§ **Task description**: Reproduce the listing word for word. Skip any image.

______

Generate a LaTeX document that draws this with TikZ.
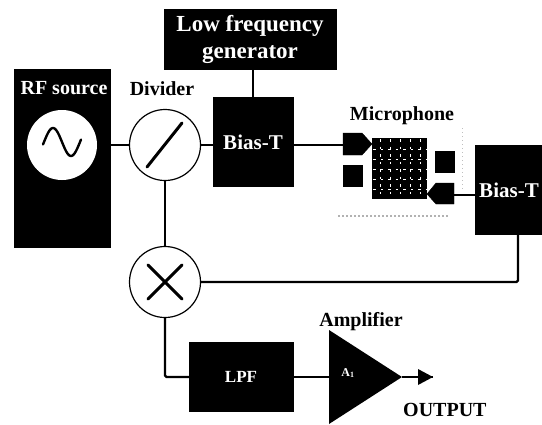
\documentclass[tikz,border=0pt]{standalone}
\usepackage{fontspec}
\setmainfont{Liberation Serif}
\begin{document}
\begin{tikzpicture}[x=1pt,y=-1pt,
 blk/.style={draw=black,fill=black,text=white,inner sep=0pt,font=\fontsize{21}{27}\selectfont\bfseries,align=center},
 rnd/.style={circle,draw=black,line width=1.2pt,fill=white,inner sep=0pt,minimum size=71pt},
 lab/.style={inner sep=0pt,font=\fontsize{20}{24}\selectfont\bfseries},
 wire/.style={line width=2.4pt,black},
 sym/.style={line width=3pt,line cap=round},
 pad/.style={draw=black,fill=black,inner sep=0pt}]
\useasboundingbox (0,0) rectangle (542,424);
% blocks
\node[blk,minimum width=172pt,minimum height=60pt,font=\fontsize{23}{27}\selectfont\bfseries] (gen) at (250,39) {Low frequency\\generator};
\node[blk,minimum width=96pt,minimum height=178pt] (rfbox) at (62,158) {};
\node[text=white,inner sep=0pt,font=\fontsize{20}{24}\selectfont\bfseries] (rflab) at (64,88) {RF source};
\node[circle,fill=white,inner sep=0pt,minimum size=70pt] (rfc) at (62,145) {};
\node[rnd] (div) at (165,145) {};
\node[blk,minimum width=80pt,minimum height=89pt] (biasa) at (253,142) {Bias-T};
\node[blk,minimum width=67pt,minimum height=89pt] (biasb) at (509,190) {Bias-T};
\node[rnd] (mix) at (165,282) {};
\node[blk,minimum width=104pt,minimum height=69pt,font=\fontsize{17}{20}\selectfont\bfseries] (lpf) at (241,377) {LPF};
\coordinate (trtop) at (329,330);
\coordinate (trbot) at (329,424);
\coordinate (trtip) at (402,377);
\coordinate (trin) at (329,377);
\fill[black] (trtop) -- (trtip) -- (trbot) -- cycle;
\node[text=white,inner sep=0pt,font=\fontsize{12}{14}\selectfont\bfseries] (alab) at (348,373) {A\textsubscript{1}};
\coordinate (outp) at (433,377);
% symbols
\draw[sym,line width=2.4pt] plot[domain=-19:19,samples=50,smooth] ({62+\x},{142+14*sin(10*\x)});
\draw[sym] ([shift={(-18,22)}]div.center) -- ([shift={(17,-22)}]div.center);
\draw[sym] ([shift={(-17,-17)}]mix.center) -- ([shift={(17,17)}]mix.center);
\draw[sym] ([shift={(-17,17)}]mix.center) -- ([shift={(17,-17)}]mix.center);
% microphone
\draw[pad] (343,133) -- (362,133) -- (372,144) -- (362,155) -- (343,155) -- cycle;
\coordinate (pin) at (343,145);
\node[pad,minimum width=19pt,minimum height=21pt] (padl) at (352.5,175.5) {};
\node[pad,minimum width=19pt,minimum height=21pt] (padr) at (444.5,161.5) {};
\fill[black] (372,138) rectangle (427,199);
\foreach \i in {0,1,2,3,4}{
  \draw[white,line width=1pt,dash pattern=on 2.5pt off 5pt] (373,{149+\i*10}) -- (426,{149+\i*10});
  \draw[white,line width=1pt,dash pattern=on 2.5pt off 5pt] ({380+\i*10},139) -- ({380+\i*10},198);
}
\draw[pad] (454,183) -- (436,183) -- (427,194) -- (436,204) -- (454,204) -- cycle;
\coordinate (pout) at (454,195);
% faint illegible marks of the original
\draw[black!30,line width=1.6pt,dash pattern=on 1.5pt off 2.5pt] (338,216) -- (449,216);
\draw[black!25,line width=.7pt,dash pattern=on 1pt off 3pt] (462,128) -- (462,190);
% wires
\draw[wire] (rfbox.east|-div) -- (div.west);
\draw[wire] (div.east) -- (biasa.west|-div);
\draw[wire] (gen.south-|biasa) -- (biasa.north);
\draw[wire] (biasa.east|-pin) -- (pin);
\draw[wire] (pout) -- (biasb.west|-pout);
\draw[wire] (div.south) -- (mix.north);
\coordinate (bdrop) at (518,235);
\draw[wire,rounded corners=1.5pt] (mix.east) -- (518,282) -- (bdrop);
\draw[wire,rounded corners=1.5pt] (mix.south) -- (165,377) -- (lpf.west);
\draw[wire] (lpf.east) -- (trin);
\draw[wire] (trtip) -- (outp);
\fill[black] (outp) -- (418,369) -- (418,385) -- cycle;
% labels
\node[lab] (ldiv) at (162,89) {Divider};
\node[lab] (lmic) at (402,116) {Microphone};
\node[lab] (lamp) at (361,322) {Amplifier};
\node[lab,anchor=west] (lout) at (403,410) {OUTPUT};
\end{tikzpicture}
\end{document}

______

§ **Exercise result**:
Generate a LaTeX document that draws this with TikZ.
\documentclass[tikz,border=0pt]{standalone}
\usepackage{fontspec}
\setmainfont{Liberation Serif}
\begin{document}
\begin{tikzpicture}[x=1pt,y=-1pt,
 blk/.style={draw=black,fill=black,text=white,inner sep=0pt,font=\fontsize{21}{27}\selectfont\bfseries,align=center},
 rnd/.style={circle,draw=black,line width=1.2pt,fill=white,inner sep=0pt,minimum size=71pt},
 lab/.style={inner sep=0pt,font=\fontsize{20}{24}\selectfont\bfseries},
 wire/.style={line width=2.4pt,black},
 sym/.style={line width=3pt,line cap=round},
 pad/.style={draw=black,fill=black,inner sep=0pt}]
\useasboundingbox (0,0) rectangle (542,424);
% blocks
\node[blk,minimum width=172pt,minimum height=60pt,font=\fontsize{23}{27}\selectfont\bfseries] (gen) at (250,39) {Low frequency\\generator};
\node[blk,minimum width=96pt,minimum height=178pt] (rfbox) at (62,158) {};
\node[text=white,inner sep=0pt,font=\fontsize{20}{24}\selectfont\bfseries] (rflab) at (64,88) {RF source};
\node[circle,fill=white,inner sep=0pt,minimum size=70pt] (rfc) at (62,145) {};
\node[rnd] (div) at (165,145) {};
\node[blk,minimum width=80pt,minimum height=89pt] (biasa) at (253,142) {Bias-T};
\node[blk,minimum width=67pt,minimum height=89pt] (biasb) at (509,190) {Bias-T};
\node[rnd] (mix) at (165,282) {};
\node[blk,minimum width=104pt,minimum height=69pt,font=\fontsize{17}{20}\selectfont\bfseries] (lpf) at (241,377) {LPF};
\coordinate (trtop) at (329,330);
\coordinate (trbot) at (329,424);
\coordinate (trtip) at (402,377);
\coordinate (trin) at (329,377);
\fill[black] (trtop) -- (trtip) -- (trbot) -- cycle;
\node[text=white,inner sep=0pt,font=\fontsize{12}{14}\selectfont\bfseries] (alab) at (348,373) {A\textsubscript{1}};
\coordinate (outp) at (433,377);
% symbols
\draw[sym,line width=2.4pt] plot[domain=-19:19,samples=50,smooth] ({62+\x},{142+14*sin(10*\x)});
\draw[sym] ([shift={(-18,22)}]div.center) -- ([shift={(17,-22)}]div.center);
\draw[sym] ([shift={(-17,-17)}]mix.center) -- ([shift={(17,17)}]mix.center);
\draw[sym] ([shift={(-17,17)}]mix.center) -- ([shift={(17,-17)}]mix.center);
% microphone
\draw[pad] (343,133) -- (362,133) -- (372,144) -- (362,155) -- (343,155) -- cycle;
\coordinate (pin) at (343,145);
\node[pad,minimum width=19pt,minimum height=21pt] (padl) at (352.5,175.5) {};
\node[pad,minimum width=19pt,minimum height=21pt] (padr) at (444.5,161.5) {};
\fill[black] (372,138) rectangle (427,199);
\foreach \i in {0,1,2,3,4}{
  \draw[white,line width=1pt,dash pattern=on 2.5pt off 5pt] (373,{149+\i*10}) -- (426,{149+\i*10});
  \draw[white,line width=1pt,dash pattern=on 2.5pt off 5pt] ({380+\i*10},139) -- ({380+\i*10},198);
}
\draw[pad] (454,183) -- (436,183) -- (427,194) -- (436,204) -- (454,204) -- cycle;
\coordinate (pout) at (454,195);
% faint illegible marks of the original
\draw[black!30,line width=1.6pt,dash pattern=on 1.5pt off 2.5pt] (338,216) -- (449,216);
\draw[black!25,line width=.7pt,dash pattern=on 1pt off 3pt] (462,128) -- (462,190);
% wires
\draw[wire] (rfbox.east|-div) -- (div.west);
\draw[wire] (div.east) -- (biasa.west|-div);
\draw[wire] (gen.south-|biasa) -- (biasa.north);
\draw[wire] (biasa.east|-pin) -- (pin);
\draw[wire] (pout) -- (biasb.west|-pout);
\draw[wire] (div.south) -- (mix.north);
\coordinate (bdrop) at (518,235);
\draw[wire,rounded corners=1.5pt] (mix.east) -- (518,282) -- (bdrop);
\draw[wire,rounded corners=1.5pt] (mix.south) -- (165,377) -- (lpf.west);
\draw[wire] (lpf.east) -- (trin);
\draw[wire] (trtip) -- (outp);
\fill[black] (outp) -- (418,369) -- (418,385) -- cycle;
% labels
\node[lab] (ldiv) at (162,89) {Divider};
\node[lab] (lmic) at (402,116) {Microphone};
\node[lab] (lamp) at (361,322) {Amplifier};
\node[lab,anchor=west] (lout) at (403,410) {OUTPUT};
\end{tikzpicture}
\end{document}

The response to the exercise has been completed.